The steam turbine exhaust can also be directed to a dump condenser if not needed for campus heating or air conditioning. The Second Law of Thermodynamics requires heat rejection for any power plant operating in a cycle, and that is accomplished by banks of water cooling towers mounted on the roof of the cogen plant.
The UConn cogeneration plant makes all kinds of sense, thermodynamically and environmentally. The new plant makes better and more efficient use of a highgrade fuel and has less of an environmental impact than the systems it replaces.

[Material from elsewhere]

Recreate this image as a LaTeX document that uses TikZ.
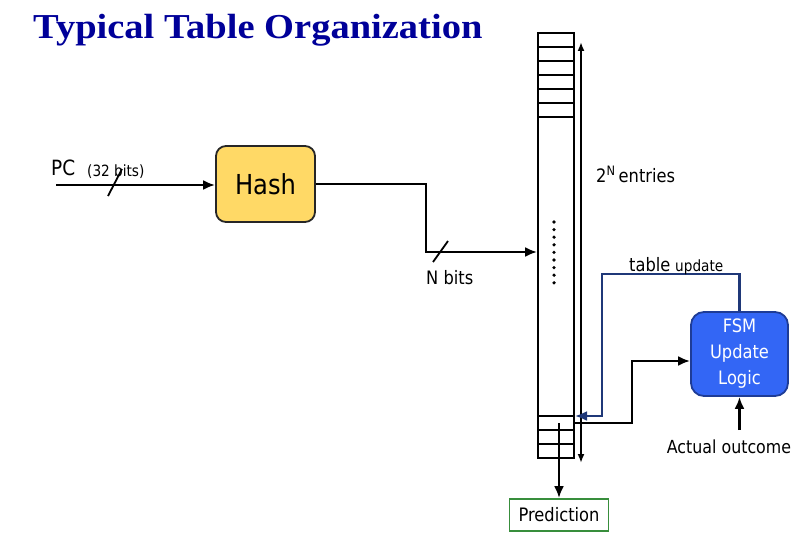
\documentclass[tikz,border=0pt]{standalone}
\usepackage{fontspec}
\setmainfont{DejaVu Sans}[FakeStretch=0.88]
\newfontfamily\titlefont{Liberation Serif}[FakeStretch=1.1]
\usetikzlibrary{arrows.meta}
\definecolor{titleblue}{RGB}{0,0,153}
\definecolor{hashfill}{RGB}{255,217,102}
\definecolor{fsmfill}{RGB}{51,102,245}
\definecolor{fsmborder}{RGB}{30,60,150}
\definecolor{upblue}{RGB}{31,56,120}
\definecolor{predgreen}{RGB}{56,142,60}
\begin{document}
\begin{tikzpicture}[x=1pt,y=-1pt,
  wire/.style={line width=2.4pt, draw=black},
  arr/.style={-{Latex[length=12pt,width=10pt]}},
  tbl/.style={line width=1.8pt},
  lbl/.style={inner sep=0pt, font=\fontsize{18.5}{21}\selectfont},
  upd/.style={line width=2.2pt, draw=upblue, -{Latex[length=12pt,width=10pt]}}]
\useasboundingbox (0,0) rectangle (805,551);

% title
\node[anchor=base west, inner sep=0pt, text=titleblue,
      font=\titlefont\bfseries\fontsize{35}{38}\selectfont] (title) at (33,38) {Typical Table Organization};

% hash
\node[draw=black!85, line width=1.8pt, fill=hashfill, rounded corners=10pt,
      minimum width=99pt, minimum height=76pt, inner sep=0pt,
      font=\fontsize{27.5}{30}\selectfont] (hash) at (265.5,184) {Hash};

% table
\node[draw, tbl, minimum width=36pt, minimum height=425pt, inner sep=0pt] (table) at (556,245.5) {};
\foreach \yy in {47,61,75,89,103,117,416,430,444}
  \draw[tbl] (538,\yy) -- (574,\yy);
\foreach \i in {0,...,8}
  \fill (554,222+7.6*\i) circle (1.8pt);

% double arrow 2^N entries
\coordinate (ttop) at (581,42);
\coordinate (tbot) at (581,463);
\draw[wire, {Latex[length=9pt,width=7pt]}-{Latex[length=9pt,width=7pt]}] (ttop) -- (tbot);
\node[lbl, anchor=base west] (entries) at (596,182) {2\textsuperscript{N}\,entries};

% PC input
\node[inner sep=0pt, anchor=base west, font=\fontsize{21}{23}\selectfont] (pc) at (51,175) {PC};
\node[inner sep=0pt, anchor=base west, font=\fontsize{15.5}{17}\selectfont] (pcbits) at (87,176) {(32 bits)};
\coordinate (pcin) at (56,185);
\draw[wire, arr] (pcin) -- (hash.west |- pcin);
\coordinate (s1a) at (108,196);
\coordinate (s1b) at (122,169);
\draw[line width=1.8pt] (s1a) -- (s1b);

% hash to table
\coordinate (bend) at (426,252);
\draw[wire, arr] (hash.east) -| (bend) -- (table.west |- bend);
\coordinate (s2a) at (433,262);
\coordinate (s2b) at (448,241);
\draw[line width=1.8pt] (s2a) -- (s2b);
\node[lbl, anchor=base west] (nbits) at (426,284) {N bits};

% FSM
\node[draw=fsmborder, line width=1.8pt, fill=fsmfill, rounded corners=13pt,
      minimum width=97pt, minimum height=84pt, inner sep=0pt, text=white, align=center,
      font=\fontsize{18.5}{26}\selectfont] (fsm) at (739.5,354) {FSM\\Update\\Logic};

% table update path
\coordinate (u1) at (602,274);
\coordinate (u2) at (602,416);
\coordinate (updtip) at (575,416);
\draw[upd] (fsm.north) |- (u1) -- (u2) -- (updtip);
\node[inner sep=0pt, anchor=base west, font=\fontsize{18.5}{21}\selectfont] (tab) at (629,271) {table};
\node[inner sep=0pt, anchor=base west, font=\fontsize{15.5}{17}\selectfont] (upword) at (675,271) {update};

% table to FSM
\coordinate (c0) at (574,423);
\coordinate (c1) at (632,423);
\coordinate (c2) at (632,361);
\draw[wire, arr] (c0) -- (c1) -- (c2) -- (fsm.west |- c2);

% actual outcome
\node[inner sep=0pt, anchor=base, font=\fontsize{18}{20}\selectfont] (act) at (729,453) {Actual outcome};
\coordinate (actin) at (fsm.south |- 0,430);
\draw[wire, arr] (actin) -- (fsm.south);

% prediction
\node[draw=predgreen, line width=1.8pt, minimum width=99pt, minimum height=32pt, inner sep=0pt,
      font=\fontsize{18.5}{21}\selectfont] (pred) at (559,515) {Prediction};
\coordinate (predsrc) at (559,423);
\draw[wire, arr] (predsrc) -- (pred.north);
\end{tikzpicture}
\end{document}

One can calculate a demand rate (ratio of heat required to electrical power required) using the plant design requirements—25 MW of electricity and 200,000 pounds per hour of steam. The equation for fuel energy savings ratio is given in Sir John Horlock’s cogeneration text. That calculation shows that the FESR could be as high as 48 percent. Although this represents a rather extreme condition (maximum electrical and heating demands occurring at the same time), it shows that the cogen plant would use only 52 percent of the fuel consumed by conventional, non-cogeneration means.
Theories aside, will the UConn Cogeneration Plant actually save the university money? Due to a quirk in state law, the plant currently is not permitted to sell electric power to the outside grid. This may change in the future, when lawmakers become more enlightened, or as Connecticut’s energy costs increase. A financial study done by consultants during the plant’s planning phase shows definite savings over the long run, especially since the cost of electricity can be expected to vary with the cost of natural gas in New England. In the short term, the university system is still backed up by the outside electrical grid, and if the “spark spread” becomes unfavorable, electrical power can be purchased from grid sources.
To date, the plant has been online less than a year, with operations being interrupted by corrections of construction and assembly problems that occur with any new facility as complicated as this state-of-the-art cogeneration plant. Universities such as Rice, Stanford, MIT, and Florida have cogeneration plants that have proven their worth, once they were up and running.
A Teachable Moment
There is also a component of engineering education to the facility. The cogen plant is located right on campus. Students and faculty wandering by the plant are, by and large, unaware that it is in operation, even at full load, since it is quiet and has no visible stack exhaust. And, as the plant was being designed, it was advocated that it should have a classroom, for use by engineering classes and others to learn about energy conversion, firsthand. When approval for construction of the plant was sought from the university’s board of trustees, this educational aspect proved to be a good selling point.
The classroom, located on ground level below the control room, has separate entrances for students and a number of PCs to monitor—but not control—cogen plant operations. Students can also observe overall plant operations (updated every two minutes) at a Web site, http://188.8.131.52/pe/cogenhome.htm.
Although there’s not a little pride in the fact that we finally have our cogeneration plant here on campus, I can’t help but feel that this is something we could have achieved a dozen years earlier. As the larger society faces the prospect of having to use fossil fuels more wisely in order to conserve a finite resource and to reduce the production of greenhouse gases, I can’t help but worry that other large but sensible steps toward efficiency will also take as long.